Chocolate and sex at Perugina

They’re crazy about chocolate in Perugia. There’s a festival, in October, called Eurochocolate to celebrate what they call the “food of the gods.” There’s also the Chocolate Hotel where the restaurant has a Choco-Menu with everything being made of chocolate.

But the big chocolate draw is undoubtedly Perugina chocolate, the people that make those little blue foil-wrapped chocolate kisses.

Yesterday Maura took me out to the Perugina factory, a few minutes out of town, where we walked around the chocolate museum upstairs. She told me this story, which is probably apocryphal, about how the Baci chocolates came to be: Perugina chocolate was founded by two families named Buitoni and Spagnol. They made a little chocolate called cazzotto, which means punch or fist because that’s what it looked like. But they didn’t sell much chocolate.
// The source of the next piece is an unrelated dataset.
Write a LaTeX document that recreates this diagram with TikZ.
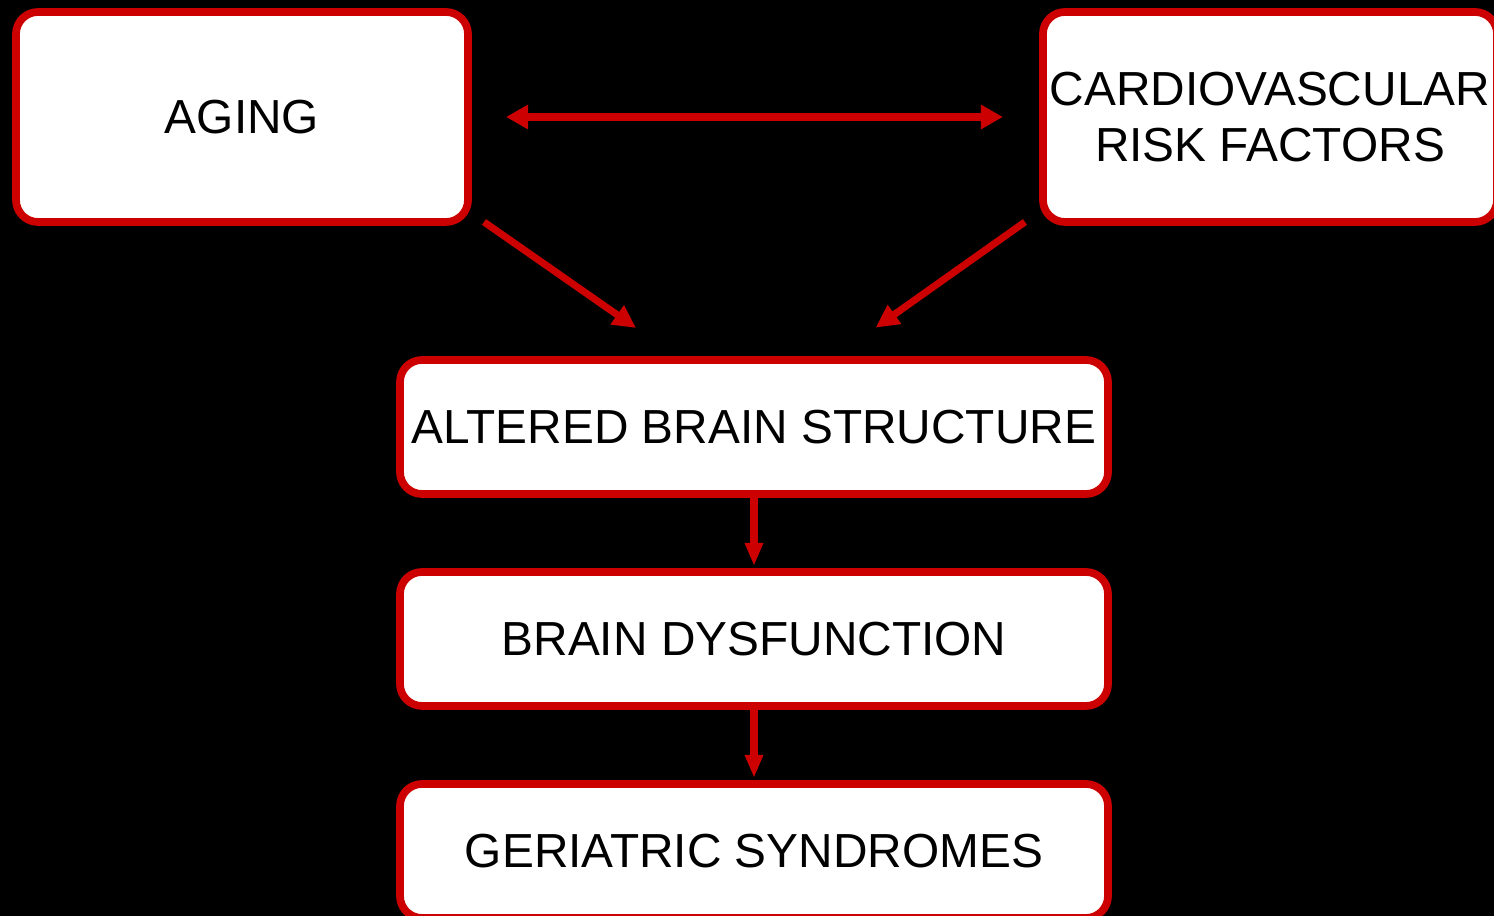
\documentclass[tikz,border=0pt]{standalone}
\usepackage{fontspec}
\setmainfont{Liberation Sans}
\usetikzlibrary{positioning, arrows.meta}
\definecolor{rood}{RGB}{204,0,0}

\begin{document}
\begin{tikzpicture}[font=\fontsize{13.6pt}{15.9pt}\selectfont,
      kotak/.style={draw=rood, fill=white, line width=2.2pt, rounded corners=2.2mm, align=center, outer sep=0pt, inner sep=2pt},
      lebar/.style={kotak, minimum width=4.52cm, minimum height=2.10cm},
      alur/.style={kotak, minimum width=7.08cm, minimum height=1.34cm},
      panah/.style={-{Triangle[length=2.3mm, width=2.2mm]}, rood, line width=2pt},
      vpanah/.style={-{Triangle[length=2.3mm, width=1.7mm]}, rood, line width=2pt},
      dpanah/.style={{Triangle[length=2.2mm, width=2.3mm]}-{Triangle[length=2.2mm, width=2.3mm]}, rood, line width=2pt}
    ]

    % ─── Background ──────────────────────────────────────────────
    \fill[black] (0,0) rectangle (14.94,-9.16);
    \useasboundingbox (0,0) rectangle (14.94,-9.16);
    \clip (0,0) rectangle (14.94,-9.16);

    % ─── Top row ─────────────────────────────────────────────────
    \node[lebar] (aging) at (2.42, -1.17) {AGING};
    \node[lebar, minimum width=4.48cm] (cvrf) at (12.70, -1.17) {CARDIOVASCULAR\\ RISK FACTORS};

    % ─── Chain ───────────────────────────────────────────────────
    \node[alur] (structure)   at (7.54, -4.27) {ALTERED BRAIN STRUCTURE};
    \node[alur] (dysfunction) at (7.54, -6.39) {BRAIN DYSFUNCTION};
    \node[alur] (syndromes)   at (7.54, -8.51) {GERIATRIC SYNDROMES};

    % ─── Arrows ──────────────────────────────────────────────────
    % Aging <-> risk factors
    \draw[dpanah, shorten <=3.8mm, shorten >=4.0mm] (aging.east) -- (cvrf.west);

    % both into the brain structure
    \draw[panah, shorten >=5.6mm] ([xshift=1.6mm]aging.south east) -- ([xshift=-7.2mm]structure.north);
    \draw[panah, shorten >=5.6mm] ([xshift=-1.8mm]cvrf.south west) -- ([xshift=7.6mm]structure.north);

    % down the chain
    \draw[vpanah, shorten >=0.6mm] (structure.south)   -- (dysfunction.north);
    \draw[vpanah, shorten >=0.6mm] (dysfunction.south) -- (syndromes.north);

\end{tikzpicture}
\end{document}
The Chocolate Museum at Perugina.

The Chocolate Museum at Perugina.

 

 

Meanwhile, the wife of one of the founders, Luisa Spagnol, began having an affair with her husband’s business partner, Giovanni Buitoni. They worked together and every morning, Louisa would write a little love note and place it beneath a cappuccino on a plate with some chocolate and bring it to Giovanni. This gave him an idea and he decided to change the shape of the chocolate, call it Bacio, which means “kiss,” and put a love note in each one.

Then Maura held up the dark Bacio between her two fingers and asked me what I thought the chocolate looked like.

The answer was embarrassingly apparent: “A nipple?”

“Exactly,” she said. “Giovanni shaped the chocolate to look like his lover’s nipple.” Maura smiled, then plopped the dark mounded chocolate into my mouth.

She said, “Do you want another Bacio or have you had enough?”

I told her I could probably handle at least one more.

In the museum they had a lot of the old Perugina ads, some going back to the 30s, all emphasizing the sensual nature of chocolate. Even the original box, which came out in 1922, showed a representation of Goya’s famous “The Kiss” of Romeo and Juliette. A few years later, Perugina came out with a new product, a banana-flavored chocolate that was shaped like a two-inch-long banana. A poster made by the famed Italian artist Federico Seneca for the new product shows a recumbent black man, totally naked, cradling an immense banana between his legs.

“You know,” Maura said, studying the poster, “for us, chocolate and sex always go together.”

That night, before turning off the light, I sent a text message to Hardy: Weathr in Perugia gettng bettr; dn’t pay bet off just yet.